So the last time I did a lecture notes post was in week 4. There was the Easter break, I got sick and then I just avoided the online world in general for a few weeks, but I’m back now, so lets carry on with it.
This week’s lecture was a throwback to week one, we talked about industrial media, or heritage media again, this time in terms of scarcity.
First up, heritage media is capital intensive, requiring huge amounts of money to make media, after the upfront costs required to establish a media-making model. The consequence of this is that everything must be produced with the $return in mind. As Adrian says “advertising only works if people are watching”.
Heritage media celebrates scarcity (because it makes advertising spots worth more). Newspapers could print 1,000 pages daily instead of 50 but they don’t because not only would it make the actual paper hard to manage, but because nobody wants to pay $10 for the daily news, and the advertising spots would be worth less. Television can only play one thing at a time and so will put the popular shows on at times when they know that the most people will be available to watch (hence making the advertising spots more valuable).
Because of this scarcity, heritage media can’t afford to take risks. If one outlet finds a new formula that makes a lot of money and draws a big audience (eg. Masterchef) then the other outlets will copy that format (eg. My Kitchen Rules) and so television becomes a sheep chasing sheep model.
Where’s the innovation there? There is only so much you can do, it’s like innovation in the car industry. You might update the engine, move the fins or add racing stripes, but a car will remain a vehicle with four wheels and an engine for a long, long time.
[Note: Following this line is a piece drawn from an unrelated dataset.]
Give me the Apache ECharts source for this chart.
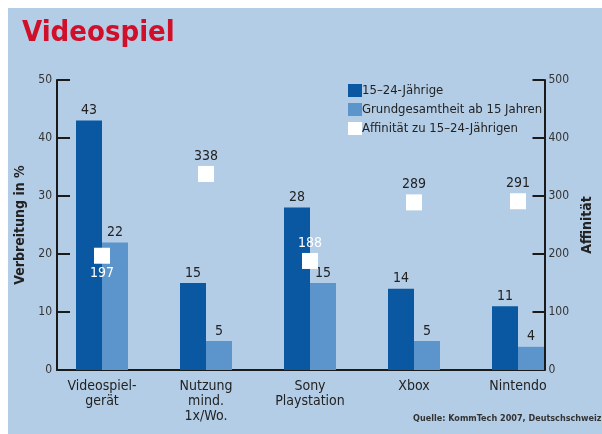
<!DOCTYPE html>
<html>
<head>
<meta charset="utf-8">
<script src="https://cdn.jsdelivr.net/npm/echarts@6/dist/echarts.min.js"></script>
<style>
  html, body { margin: 0; padding: 0; background: #fff; }
  #chart { width: 602px; height: 434px; }
</style>
</head>
<body>
<div id="chart"></div>
<script>
// Videospiel – Verbreitung und Affinität
var chart = echarts.init(document.getElementById('chart'));

var categories = ['Videospiel-\ngerät', 'Nutzung\nmind.\n1x/Wo.', 'Sony\nPlaystation', 'Xbox', 'Nintendo'];
var jung = [43, 15, 28, 14, 11];          // 15-24-Jährige, %
var gesamt = [22, 5, 15, 5, 4];           // Grundgesamtheit ab 15 Jahren, %
var affinitaet = [197, 338, 188, 289, 291];
var leftTicks = [0, 50, 10];              // min, max, interval
var rightTicks = [0, 500, 100];

// Beschriftung der Affinität: unter/über dem Punkt, weiß wenn im Balken
var affLabelPos = ['bottom', 'top', 'top', 'top', 'top'];
var affLabelColor = ['#fff', '#222', '#fff', '#222', '#222'];

var font = "'DejaVu Sans Condensed', 'Liberation Sans Narrow', sans-serif";
var dark = '#0a58a2';
var light = '#5c95cb';
var axisCol = '#1a1a1a';

var option = {
    animation: false,
    textStyle: { fontFamily: font },
    graphic: [
        {
            type: 'rect', silent: true, z: -10,
            shape: { x: 8, y: 8, width: 602, height: 434 },
            style: { fill: '#b4cde6' }
        },
        {
            type: 'text', left: 413, top: 414,
            style: { text: 'Quelle: KommTech 2007, Deutschschweiz', font: 'bold 9px ' + font, fill: '#333' }
        }
    ],
    title: {
        text: 'Videospiel',
        left: 17, top: 14,
        textStyle: { color: '#d0102a', fontSize: 29, fontWeight: 'bold', fontFamily: font }
    },
    legend: {
        orient: 'vertical',
        left: 343, top: 79,
        itemWidth: 14, itemHeight: 13, itemGap: 6,
        icon: 'rect',
        textStyle: { color: '#222', fontSize: 13, padding: [0, 0, 0, -5] },
        data: ['15–24-Jährige', 'Grundgesamtheit ab 15 Jahren', 'Affinität zu 15–24-Jährigen']
    },
    grid: [
        { left: 50, right: 32, top: 80, bottom: 64 },
        { left: 57, right: 43, top: 80, bottom: 64 }
    ],
    xAxis: [
        {
            type: 'category', gridIndex: 0, data: categories,
            axisLine: { show: false }, axisTick: { show: false },
            axisLabel: { color: '#222', fontSize: 14, lineHeight: 15, margin: 9 }
        },
        {
            type: 'category', gridIndex: 1, data: categories,
            axisLine: { lineStyle: { color: axisCol, width: 2 } },
            axisTick: { show: false }, axisLabel: { show: false }
        }
    ],
    yAxis: [
        { type: 'value', gridIndex: 0, min: leftTicks[0], max: leftTicks[1], interval: leftTicks[2], show: false },
        { type: 'value', gridIndex: 0, min: rightTicks[0], max: rightTicks[1], interval: rightTicks[2], show: false },
        {
            type: 'value', gridIndex: 1, position: 'left',
            min: leftTicks[0], max: leftTicks[1], interval: leftTicks[2],
            name: 'Verbreitung in %', nameLocation: 'middle', nameGap: 24, nameRotate: 90,
            nameTextStyle: { color: '#222', fontSize: 14, fontWeight: 'bold' },
            axisLine: { show: true, lineStyle: { color: axisCol, width: 2 } },
            axisTick: { show: true, inside: true, length: 13, lineStyle: { color: axisCol, width: 2 } },
            axisLabel: { color: '#333', fontSize: 12, margin: 5 },
            splitLine: { show: false }
        },
        {
            type: 'value', gridIndex: 1, position: 'right',
            min: rightTicks[0], max: rightTicks[1], interval: rightTicks[2],
            name: 'Affinität', nameLocation: 'middle', nameGap: 28, nameRotate: 90,
            nameTextStyle: { color: '#222', fontSize: 14, fontWeight: 'bold' },
            axisLine: { show: true, lineStyle: { color: axisCol, width: 2 } },
            axisTick: { show: true, inside: true, length: 12, lineStyle: { color: axisCol, width: 2 } },
            axisLabel: { color: '#333', fontSize: 12, margin: 4 },
            splitLine: { show: false }
        }
    ],
    series: [
        {
            name: '15–24-Jährige', type: 'bar', xAxisIndex: 0, yAxisIndex: 0,
            data: jung, barWidth: 26, barGap: '0%',
            itemStyle: { color: dark },
            label: { show: true, position: 'top', distance: 3, color: '#222', fontSize: 14 }
        },
        {
            name: 'Grundgesamtheit ab 15 Jahren', type: 'bar', xAxisIndex: 0, yAxisIndex: 0,
            data: gesamt, barWidth: 26,
            itemStyle: { color: light },
            label: { show: true, position: 'top', distance: 3, color: '#222', fontSize: 14 }
        },
        {
            name: 'Affinität zu 15–24-Jährigen', type: 'scatter', xAxisIndex: 0, yAxisIndex: 1,
            symbol: 'rect', symbolSize: 16, z: 5,
            itemStyle: { color: '#fff', opacity: 1 },
            data: affinitaet.map(function (v, i) {
                return {
                    value: v,
                    label: {
                        show: true, position: affLabelPos[i], distance: 3,
                        color: affLabelColor[i], fontSize: 14
                    }
                };
            })
        }
    ]
};

chart.setOption(option);
</script>
</body>
</html>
In the post-industrial media age (which we are entering into), scarcity is not valued. Access to the means of production has been flipped and there is no longer a huge financial barrier to set up a media institution (free blog anyone?). Adrian notes, “once you take scarcity away … everything else collapses” and so we are on the cusp, in the swamp between heritage media and new media. We are the one who have to figure out what that means, how we can make money (and meaning) from it, and where it all fits in this post-industrial media age.